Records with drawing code
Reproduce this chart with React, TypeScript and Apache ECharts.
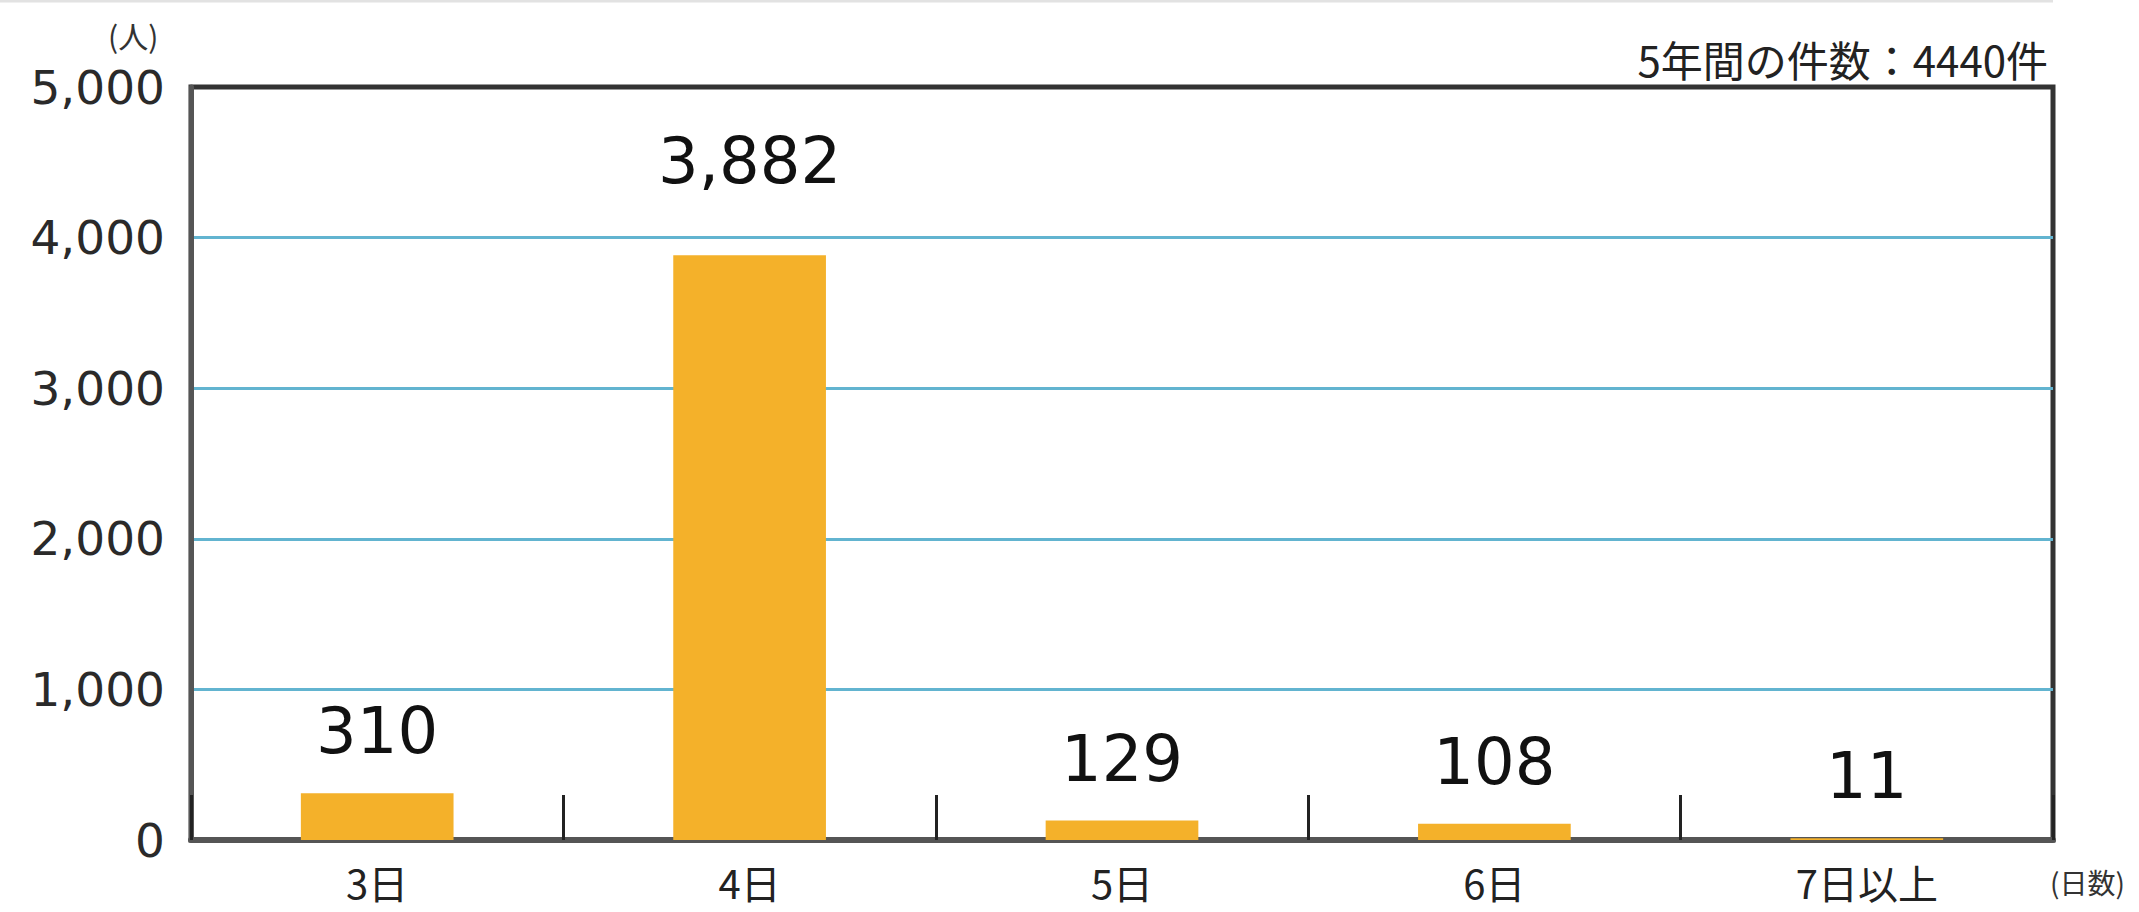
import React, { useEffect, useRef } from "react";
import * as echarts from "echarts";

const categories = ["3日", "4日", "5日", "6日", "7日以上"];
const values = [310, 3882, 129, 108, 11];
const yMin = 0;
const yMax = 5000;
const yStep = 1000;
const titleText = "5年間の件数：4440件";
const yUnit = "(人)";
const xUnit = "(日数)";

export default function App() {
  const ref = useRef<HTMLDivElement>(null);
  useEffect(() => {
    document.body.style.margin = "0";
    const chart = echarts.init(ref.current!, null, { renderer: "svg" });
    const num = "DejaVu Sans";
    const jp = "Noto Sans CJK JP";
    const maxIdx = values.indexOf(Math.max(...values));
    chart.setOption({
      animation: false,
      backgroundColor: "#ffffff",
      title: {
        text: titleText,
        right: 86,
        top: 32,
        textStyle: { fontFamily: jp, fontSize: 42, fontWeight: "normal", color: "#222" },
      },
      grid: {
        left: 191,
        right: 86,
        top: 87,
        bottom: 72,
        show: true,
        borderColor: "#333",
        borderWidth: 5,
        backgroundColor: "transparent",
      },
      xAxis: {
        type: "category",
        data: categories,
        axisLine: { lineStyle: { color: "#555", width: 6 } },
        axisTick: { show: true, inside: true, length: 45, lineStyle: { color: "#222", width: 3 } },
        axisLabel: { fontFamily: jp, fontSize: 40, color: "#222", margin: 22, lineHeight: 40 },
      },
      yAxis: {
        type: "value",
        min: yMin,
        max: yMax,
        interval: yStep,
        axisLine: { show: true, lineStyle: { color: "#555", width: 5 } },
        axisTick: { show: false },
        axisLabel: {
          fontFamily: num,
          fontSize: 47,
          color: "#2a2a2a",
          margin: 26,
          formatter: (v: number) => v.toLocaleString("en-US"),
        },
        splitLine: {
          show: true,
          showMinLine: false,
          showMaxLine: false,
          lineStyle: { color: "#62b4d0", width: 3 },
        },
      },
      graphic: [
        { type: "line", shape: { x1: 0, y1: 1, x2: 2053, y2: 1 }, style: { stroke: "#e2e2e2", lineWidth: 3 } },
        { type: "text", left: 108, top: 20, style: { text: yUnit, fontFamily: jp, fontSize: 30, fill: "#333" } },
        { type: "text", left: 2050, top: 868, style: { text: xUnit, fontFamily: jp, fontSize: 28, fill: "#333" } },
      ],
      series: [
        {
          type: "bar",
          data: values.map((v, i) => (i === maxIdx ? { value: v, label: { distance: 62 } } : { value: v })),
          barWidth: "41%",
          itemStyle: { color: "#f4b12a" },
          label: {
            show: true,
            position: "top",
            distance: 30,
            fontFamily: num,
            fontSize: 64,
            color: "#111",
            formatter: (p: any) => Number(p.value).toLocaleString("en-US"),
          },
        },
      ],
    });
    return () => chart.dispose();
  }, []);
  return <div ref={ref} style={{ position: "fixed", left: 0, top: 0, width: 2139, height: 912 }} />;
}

--

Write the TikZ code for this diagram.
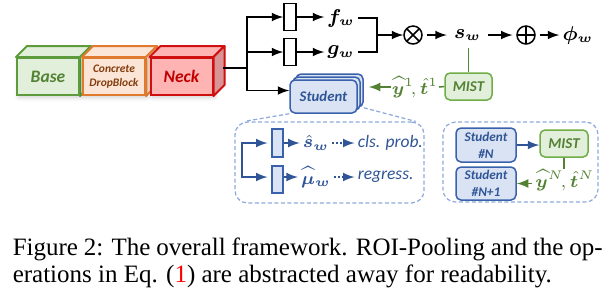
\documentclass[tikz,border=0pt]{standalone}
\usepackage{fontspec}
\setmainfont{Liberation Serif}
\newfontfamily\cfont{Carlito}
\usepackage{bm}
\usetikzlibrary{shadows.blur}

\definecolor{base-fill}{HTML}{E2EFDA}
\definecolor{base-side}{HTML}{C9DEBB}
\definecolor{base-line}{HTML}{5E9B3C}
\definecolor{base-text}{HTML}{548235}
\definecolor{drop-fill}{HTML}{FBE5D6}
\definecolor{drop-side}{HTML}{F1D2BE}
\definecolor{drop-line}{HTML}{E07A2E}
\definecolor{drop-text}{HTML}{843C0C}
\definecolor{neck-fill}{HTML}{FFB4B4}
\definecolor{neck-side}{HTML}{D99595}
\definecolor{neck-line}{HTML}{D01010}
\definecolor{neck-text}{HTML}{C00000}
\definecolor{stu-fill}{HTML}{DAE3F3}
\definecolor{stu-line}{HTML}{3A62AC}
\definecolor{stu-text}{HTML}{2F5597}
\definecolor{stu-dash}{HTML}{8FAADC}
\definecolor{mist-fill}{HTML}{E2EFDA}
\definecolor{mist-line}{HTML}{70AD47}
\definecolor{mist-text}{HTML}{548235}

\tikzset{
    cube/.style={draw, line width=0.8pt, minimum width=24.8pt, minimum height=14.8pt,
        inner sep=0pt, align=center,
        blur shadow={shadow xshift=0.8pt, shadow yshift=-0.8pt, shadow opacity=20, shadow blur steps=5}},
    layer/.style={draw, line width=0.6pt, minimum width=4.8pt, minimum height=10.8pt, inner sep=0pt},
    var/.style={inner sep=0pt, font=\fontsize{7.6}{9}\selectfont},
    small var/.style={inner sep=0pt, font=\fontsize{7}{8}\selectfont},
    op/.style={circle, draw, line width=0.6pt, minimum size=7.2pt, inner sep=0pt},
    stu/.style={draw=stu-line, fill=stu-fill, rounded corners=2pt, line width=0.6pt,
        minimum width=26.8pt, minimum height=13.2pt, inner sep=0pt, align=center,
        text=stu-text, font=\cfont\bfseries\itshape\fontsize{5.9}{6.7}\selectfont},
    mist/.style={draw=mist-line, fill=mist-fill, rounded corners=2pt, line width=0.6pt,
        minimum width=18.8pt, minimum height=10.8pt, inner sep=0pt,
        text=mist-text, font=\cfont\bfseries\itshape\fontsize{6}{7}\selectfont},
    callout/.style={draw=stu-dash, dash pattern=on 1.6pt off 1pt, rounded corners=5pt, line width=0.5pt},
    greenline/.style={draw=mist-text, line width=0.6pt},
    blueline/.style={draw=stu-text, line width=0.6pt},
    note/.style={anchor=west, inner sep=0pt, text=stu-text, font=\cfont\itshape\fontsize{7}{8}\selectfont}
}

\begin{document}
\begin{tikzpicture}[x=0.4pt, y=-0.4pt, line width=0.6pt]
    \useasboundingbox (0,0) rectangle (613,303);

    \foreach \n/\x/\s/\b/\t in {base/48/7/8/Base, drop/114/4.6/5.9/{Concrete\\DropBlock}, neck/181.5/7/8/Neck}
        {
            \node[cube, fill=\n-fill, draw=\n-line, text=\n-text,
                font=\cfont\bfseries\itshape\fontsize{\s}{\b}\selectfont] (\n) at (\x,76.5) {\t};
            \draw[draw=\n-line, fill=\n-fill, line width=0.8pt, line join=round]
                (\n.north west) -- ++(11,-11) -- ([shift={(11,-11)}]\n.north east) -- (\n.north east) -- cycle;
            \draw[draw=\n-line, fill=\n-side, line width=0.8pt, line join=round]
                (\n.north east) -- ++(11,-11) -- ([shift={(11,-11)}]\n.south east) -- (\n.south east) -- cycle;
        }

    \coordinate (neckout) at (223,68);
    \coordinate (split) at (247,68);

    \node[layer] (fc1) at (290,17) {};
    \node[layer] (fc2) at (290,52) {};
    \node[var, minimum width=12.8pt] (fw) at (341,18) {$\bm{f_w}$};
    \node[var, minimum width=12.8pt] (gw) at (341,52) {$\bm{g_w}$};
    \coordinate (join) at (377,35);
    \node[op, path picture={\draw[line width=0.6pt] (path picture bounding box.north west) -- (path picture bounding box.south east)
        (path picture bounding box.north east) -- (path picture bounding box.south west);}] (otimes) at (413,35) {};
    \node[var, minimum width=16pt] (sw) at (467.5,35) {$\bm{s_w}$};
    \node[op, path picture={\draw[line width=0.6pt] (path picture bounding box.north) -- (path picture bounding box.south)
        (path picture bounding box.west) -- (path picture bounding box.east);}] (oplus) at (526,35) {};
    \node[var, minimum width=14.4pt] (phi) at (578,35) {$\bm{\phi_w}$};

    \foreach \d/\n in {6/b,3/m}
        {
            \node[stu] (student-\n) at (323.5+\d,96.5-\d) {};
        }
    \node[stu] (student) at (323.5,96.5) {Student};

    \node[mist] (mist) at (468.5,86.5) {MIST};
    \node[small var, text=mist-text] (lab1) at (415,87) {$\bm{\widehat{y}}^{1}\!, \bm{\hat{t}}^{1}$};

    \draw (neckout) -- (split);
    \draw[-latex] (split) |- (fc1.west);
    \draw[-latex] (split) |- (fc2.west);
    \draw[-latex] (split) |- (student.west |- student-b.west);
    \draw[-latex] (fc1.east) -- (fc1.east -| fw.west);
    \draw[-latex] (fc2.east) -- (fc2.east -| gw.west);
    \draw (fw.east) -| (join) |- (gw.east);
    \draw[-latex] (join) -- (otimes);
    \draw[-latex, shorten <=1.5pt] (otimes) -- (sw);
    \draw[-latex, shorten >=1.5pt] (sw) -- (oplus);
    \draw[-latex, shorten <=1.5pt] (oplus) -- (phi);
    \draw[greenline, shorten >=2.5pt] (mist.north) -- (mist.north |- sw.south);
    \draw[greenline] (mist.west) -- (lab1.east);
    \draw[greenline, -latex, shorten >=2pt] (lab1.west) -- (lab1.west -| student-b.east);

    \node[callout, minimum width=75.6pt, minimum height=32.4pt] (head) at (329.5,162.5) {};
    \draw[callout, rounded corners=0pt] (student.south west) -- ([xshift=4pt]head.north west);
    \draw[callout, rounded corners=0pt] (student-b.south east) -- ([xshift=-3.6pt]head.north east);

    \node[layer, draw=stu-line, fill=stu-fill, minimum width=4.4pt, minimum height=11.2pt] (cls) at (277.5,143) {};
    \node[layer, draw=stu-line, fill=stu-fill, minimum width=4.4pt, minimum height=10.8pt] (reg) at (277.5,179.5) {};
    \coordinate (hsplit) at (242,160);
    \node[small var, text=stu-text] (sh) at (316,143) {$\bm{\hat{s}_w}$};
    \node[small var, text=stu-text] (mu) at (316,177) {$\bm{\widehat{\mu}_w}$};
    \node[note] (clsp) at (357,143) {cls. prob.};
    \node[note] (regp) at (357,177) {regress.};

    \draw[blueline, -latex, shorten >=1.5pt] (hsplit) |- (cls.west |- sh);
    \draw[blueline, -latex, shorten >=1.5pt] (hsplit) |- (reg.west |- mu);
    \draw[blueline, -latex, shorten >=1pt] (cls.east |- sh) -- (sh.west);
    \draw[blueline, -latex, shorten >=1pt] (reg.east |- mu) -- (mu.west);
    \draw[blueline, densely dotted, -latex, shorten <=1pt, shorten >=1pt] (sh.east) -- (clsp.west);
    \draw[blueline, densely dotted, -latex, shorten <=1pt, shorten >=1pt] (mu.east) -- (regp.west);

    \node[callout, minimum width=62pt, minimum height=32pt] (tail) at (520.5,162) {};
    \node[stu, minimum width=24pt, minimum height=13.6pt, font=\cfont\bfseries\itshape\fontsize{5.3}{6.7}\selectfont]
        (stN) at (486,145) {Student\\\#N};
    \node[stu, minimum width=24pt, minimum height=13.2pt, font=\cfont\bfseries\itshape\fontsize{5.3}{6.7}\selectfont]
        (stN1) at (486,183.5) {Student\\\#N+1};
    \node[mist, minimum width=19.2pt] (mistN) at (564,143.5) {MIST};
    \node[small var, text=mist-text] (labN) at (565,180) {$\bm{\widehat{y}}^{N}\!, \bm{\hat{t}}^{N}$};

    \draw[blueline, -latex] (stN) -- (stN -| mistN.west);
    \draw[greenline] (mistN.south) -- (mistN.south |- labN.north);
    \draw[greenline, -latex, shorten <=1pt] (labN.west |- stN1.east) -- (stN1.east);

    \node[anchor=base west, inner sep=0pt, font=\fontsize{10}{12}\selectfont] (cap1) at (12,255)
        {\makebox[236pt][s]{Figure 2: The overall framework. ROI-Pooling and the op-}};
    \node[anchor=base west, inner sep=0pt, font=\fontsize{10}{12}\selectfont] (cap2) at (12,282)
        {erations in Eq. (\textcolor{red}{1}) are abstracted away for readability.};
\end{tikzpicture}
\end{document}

__Task directions__: Report how many lines in the data include the word "this", and give nothing but the count.

__Completed exercise__: 2